Total exports in February and March were half of what they had been a year earlier, the finance ministry said.
Demand in the United States and Europe for Japanese cars and electronics has remained low amid global economic woes.
But analysts say a slowing of the drop in sales to China indicates Beijing's economic stimulus may be taking hold.
Japan's exports fell 45.6% in March, largely in line with forecasts, while imports fell 36.7%, Ministry of Finance data showed.
Despite the annual deficit, that produced a small surplus of 11.0 billion yen ($111.5m) for the month of March.

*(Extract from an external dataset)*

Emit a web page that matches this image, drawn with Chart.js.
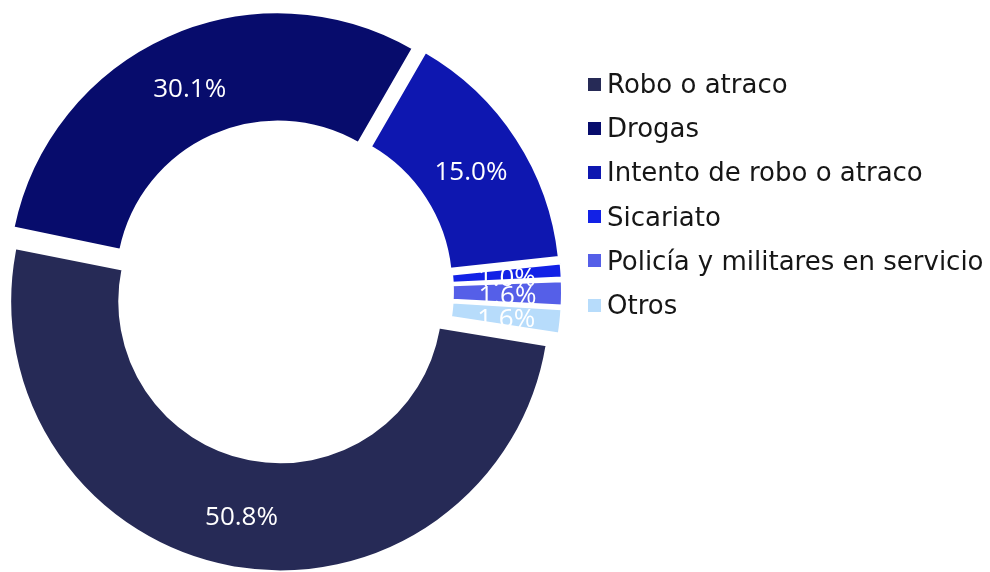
<!DOCTYPE html>
<html>
<head>
<meta charset="utf-8">
<title>Doughnut</title>
<script src="https://cdn.jsdelivr.net/npm/chart.js@4.4.1/dist/chart.umd.min.js"></script>
<style>
    html, body { margin: 0; padding: 0; background: #fff; }
    #wrap { position: relative; width: 990px; height: 572px; overflow: hidden; }
    #chart { position: absolute; left: 0; top: 0; }
    #legend {
        position: absolute; left: 588px; top: 62px;
        list-style: none; margin: 0; padding: 0;
        font-family: 'DejaVu Sans', sans-serif; font-size: 26px;
        color: #161616;
    }
    #legend li { height: 44.2px; display: flex; align-items: center; white-space: nowrap; }
    #legend .box { width: 13px; height: 13px; margin-right: 6px; flex: none; }
</style>
</head>
<body>
<div id="wrap">
    <canvas id="chart" width="990" height="572"></canvas>
    <ul id="legend"></ul>
</div>
<script>
const categories = ['Robo o atraco', 'Drogas', 'Intento de robo o atraco', 'Sicariato', 'Policía y militares en servicio', 'Otros']
const shares = [50.8, 30.1, 15.0, 1.0, 1.6, 1.6]
const colors = ['#262a56', '#070c6c', '#0e17b0', '#1221e6', '#555fe8', '#b7dcfb']

;(() => {
    const explode = 40 // chart.js moves a slice by offset / 4 px

    const legend = document.getElementById('legend')
    categories.forEach((name, i) => {
        legend.insertAdjacentHTML('beforeend',
            `<li><span class="box" style="background:${colors[i]}"></span>${name}</li>`)
    })

    // chart.js also grows the radius of an offset arc; undo that so the
    // slices are only pulled out, like an exploded excel doughnut
    const keepRadius = {
        id: 'keepRadius',
        beforeDatasetsDraw(chart) {
            const meta = chart.getDatasetMeta(0)
            const ctrl = meta.controller
            meta.data.forEach((arc) => {
                const grow = (explode / 4) * (1 - Math.sin(Math.min(Math.PI, arc.circumference)))
                arc.outerRadius = ctrl.outerRadius - grow
                arc.innerRadius = ctrl.innerRadius - grow
            })
        },
    }

    // white % labels in the middle of each slice
    const pctLabels = {
        id: 'pctLabels',
        afterDatasetsDraw(chart) {
            const ctx = chart.ctx
            const meta = chart.getDatasetMeta(0)
            const ctrl = meta.controller
            ctx.save()
            ctx.font = '26px "Open Sans"'
            ctx.fillStyle = '#fff'
            ctx.textAlign = 'center'
            ctx.textBaseline = 'middle'
            meta.data.forEach((arc, i) => {
                const mid = (arc.startAngle + arc.endAngle) / 2
                const r = (ctrl.innerRadius + ctrl.outerRadius) / 2 + explode / 4
                ctx.fillText(shares[i].toFixed(1) + '%', arc.x + Math.cos(mid) * r, arc.y + Math.sin(mid) * r + 4)
            })
            ctx.restore()
        },
    }

    new Chart(document.getElementById('chart'), {
        type: 'doughnut',
        data: {
            labels: categories,
            datasets: [
                {
                    data: shares,
                    backgroundColor: colors,
                    borderColor: '#fff',
                    borderWidth: 2,
                    offset: explode,
                    hoverOffset: 0,
                },
            ],
        },
        options: {
            responsive: false,
            animation: false,
            rotation: 99,
            radius: 270,
            cutout: '59.6%',
            layout: { padding: { left: 0, right: 426, top: 11, bottom: 0 } },
            plugins: {
                legend: { display: false },
                tooltip: { enabled: false },
            },
        },
        plugins: [keepRadius, pctLabels],
    })
})()
</script>
</body>
</html>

Exports halved in February from a year earlier due to the plunging demand for Japanese automobiles and electronics in the United States and Europe.
China hope?
However, exports to China fell only 31.5% in March from a year earlier, compared to a 39.7% decline in February and one of 45.2% in January.
This improvement has persuaded analysts to see signs of hope, at least within Asian trade.
Reuters quoted Yoshiki Shinke, senior economist at the Dai-Ichi Research Institute as suggesting the pace of decline may slow in the next quarter.
"The worst of the decline in exports may be over, and there are some positives to take from this data. Exports to China are falling at a slower pace and may improve further due to the Chinese government's stimulus package.
"The fall in imports show domestic demand and capital expenditure are weak, and that is certainly nothing to cheer about," he added.
Exports to Asia fell 39.5% in March from a year earlier, while exports to the US dropped 51.4%, and those to the European Union were down 56.1%.
Japanese newspapers have reported expectations that economic growth forecasts would be lowered again, to a 3% contraction, due to the rapid deterioration in trade and production.